The psychometric approach used by the Basic Education Ministry may be difficult to replicate in other state institutions or organizations plagued with cheating, but it shows that endemic fraud can be tackled with transparency and systematic penalization – two paths increasingly simplified by technology. When a collective such as the school system is directly impacted by cheating members who are easily identifiable it will also take steps to address it.

Unfortunately, there seem to be few examples of similarly successful models to address fraud at state institutions and private organizations in Indonesia. One of the few examples is Jakarta’s e-budgeting system, introduced while President Widodo was still governor.

It has been credited with making procurement projects and budget allocations more transparent, efficient and resistant to graft.
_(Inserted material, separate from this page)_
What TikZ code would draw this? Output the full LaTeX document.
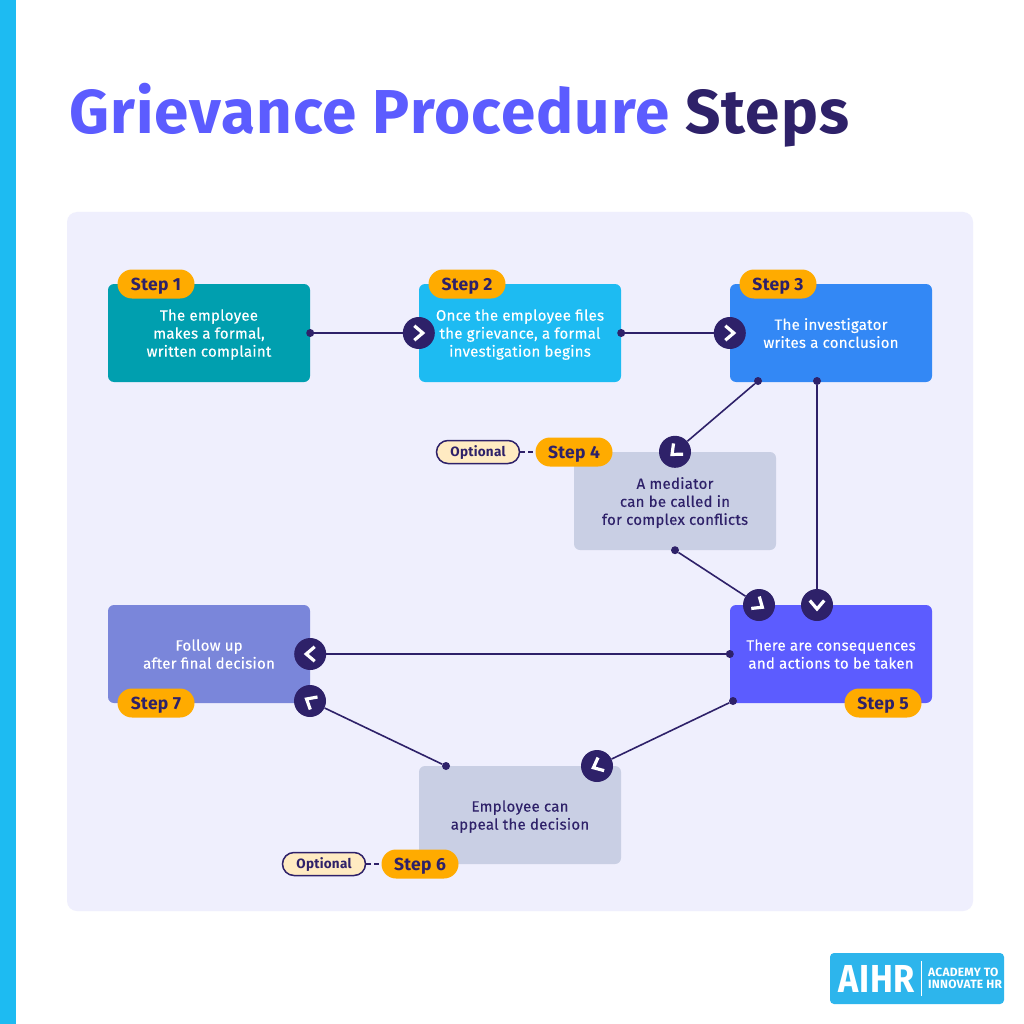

However, bribery and other forms of corruption are believed to be ongoing at the city’s administration and it is unclear to what extent state losses have been reduced since its introduction.

Dealing with the problem appears to rely on factors including removing the potential for corruption by means such as e-procurement while working in the schools to stamp out corruption and establishing integrity as a norm. Such steps would minimize the role of two of the factors cited by Cressey: reducing the opportunity and rationalization for the crime. Dealing with his third factor, motivation, is likely to prove far more difficult and is probably best addressed by more draconian jail terms as a deterrent.